Assuming content like the following (based on your sample):
{"RomanCharacters":{"Alphabet": [ {"RecordId":"1","data":"data"},{"RecordId":"2","data":"data"},{"RecordId":"3","data":"data"},{"RecordId":"4","data":"data"},{"RecordId":"5","data":"data"} ] }}
You can easily reformat this to "prettify" it:
$ jq '.' < data.json
{
"RomanCharacters": {
"Alphabet": [
{
"RecordId": "1",
"data": "data"
},
{
"RecordId": "2",
"data": "data"
},
{
"RecordId": "3",
"data": "data"
},
{
"RecordId": "4",
"data": "data"
},
{
"RecordId": "5",
"data": "data"
}
]
}
}
And we can dig in to the data to retrieve only the records you're interested in (regardless of what they're wrapped in):
$ jq '.[][][]' < data.json
{
"RecordId": "1",
"data": "data"
}
{
"RecordId": "2",
"data": "data"
}
{
"RecordId": "3",
"data": "data"
}
{
"RecordId": "4",
"data": "data"
}
{
"RecordId": "5",
"data": "data"
}
This is much more readable, both by humans and by tools like awk which process content line-by-line. If you want to join your lines for processing per your question, the awk becomes much more simple:
$ jq '.[][][]' < data.json | awk '{printf("%s ",$0)} /}/{printf("\n")}'
{ "RecordId": "1", "data": "data" }
{ "RecordId": "2", "data": "data" }
{ "RecordId": "3", "data": "data" }
{ "RecordId": "4", "data": "data" }
{ "RecordId": "5", "data": "data" }
Or, as #peak suggested in comments, eliminate the awk portion of thie entirely by using jq's -c (compact output) option:
$ jq -c '.[][][]' < data.json
{"RecordId":"1","data":"data"}
{"RecordId":"2","data":"data"}
{"RecordId":"3","data":"data"}
{"RecordId":"4","data":"data"}
{"RecordId":"5","data":"data"}
Regarding perl: Try setting the input line separator $/ to }, like this:
#!/usr/bin/perl
$/= "},";
while (<>){
print "$_\n";
}'
or, as a one-liner:
$ perl -e '$/="},";while(<>){print "$_\n"}' sample.dat
Try using } as the record separator, e.g. in Perl:
perl -l -0175 -ne 'print $_, $/' < input
You might need to glue back lines containing only }.

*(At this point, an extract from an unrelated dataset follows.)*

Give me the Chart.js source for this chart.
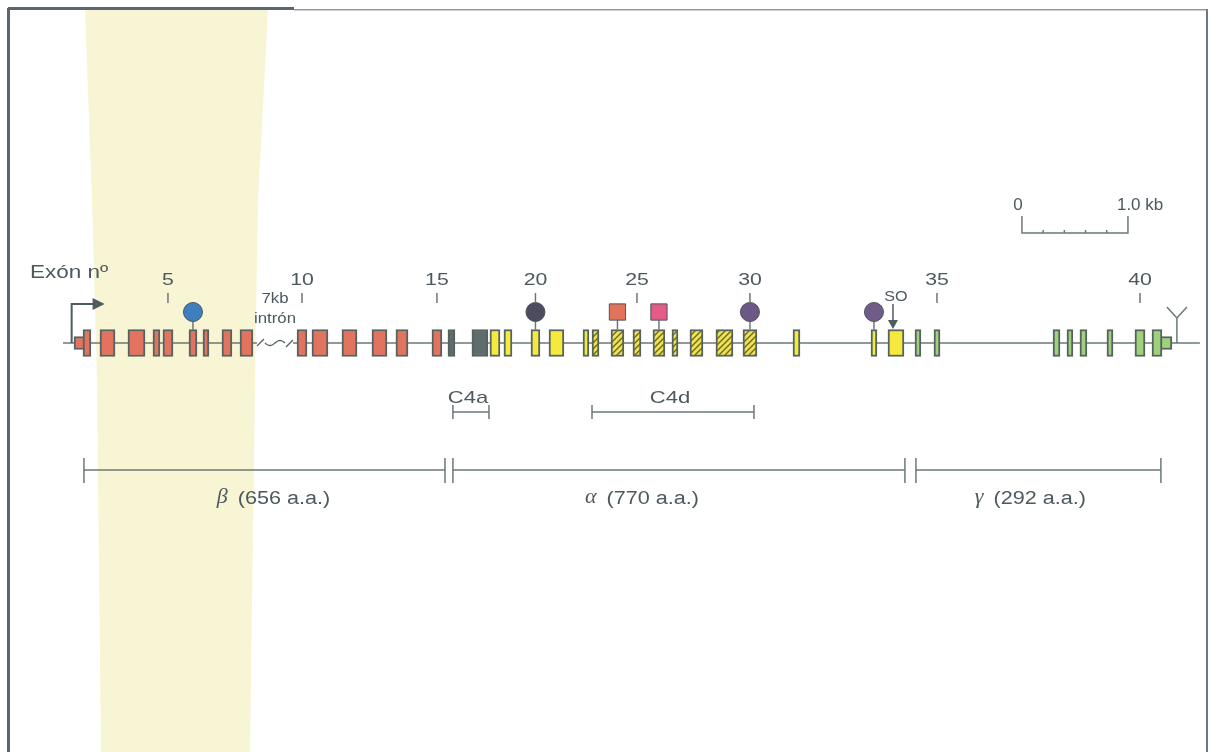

This avoids the memory problem by not looking at the data as a single record, but may go too far the other way with respect to performance (processing a single character at a time). Also note that it requires gawk for the built-in RT variable (value of the current record separator):
$ cat j.awk
BEGIN { RS="[[:print:]]" }
RT == "{" { bal++}
RT == "}" { bal-- }
{ printf "%s", RT }
RT == "," && bal == 2 { print "" }
END { print "" }
$ gawk -f j.awk j.txt
{"RomanCharacters":{"Alphabet":[{"RecordId":"1",...]},
{"RecordId":"2",...},
{"RecordId":"3",...},
{"RecordId":"4",...},
{"RecordId":"5",...} }}
Using the sample data provided here (the one that begins with {Accounts:{Customer... ), the solution to this problem is one that reads in the file and as it is reading it is counting the number of delimiters defined in $/. For every count of 10,000 delimiters, it will write out to a new file. And for each delimiter found, it gives it a new line. Here is how the script looks like:
#!/usr/bin/perl
$base="/home/dat789/incoming";
#$_="sample.dat";
$/= "}]},"; # delimiter to find and insert new line after
$n = 0;
$match="";
$filecount=0;
$recsPerFile=10000; # set number of records in a file
print "Processing " . $_ ."\n";
while (<>){
if ($n < $recsPerFile) {
$match=$match.$_."\n";
$n++;
print "."; #This is so that we'd know it has done something
}
else {
my $newfile="partfile".$recsPerFile."-".$filecount . ".dat";
open ( OUTPUT,'>', $newfile );
print OUTPUT $match;
$match="";
$filecount++;
$n=0;
print "Wrote file " . $newfile . "\n";
}
}
print "Finished\n\n";
I've used this script against the big 2.8 GB file where it's content is an unformatted one-liner JSON. The resulting output files would be missing the correct JSON headers and footers but this can be easily fixed.
Thank you so much guys for contributing!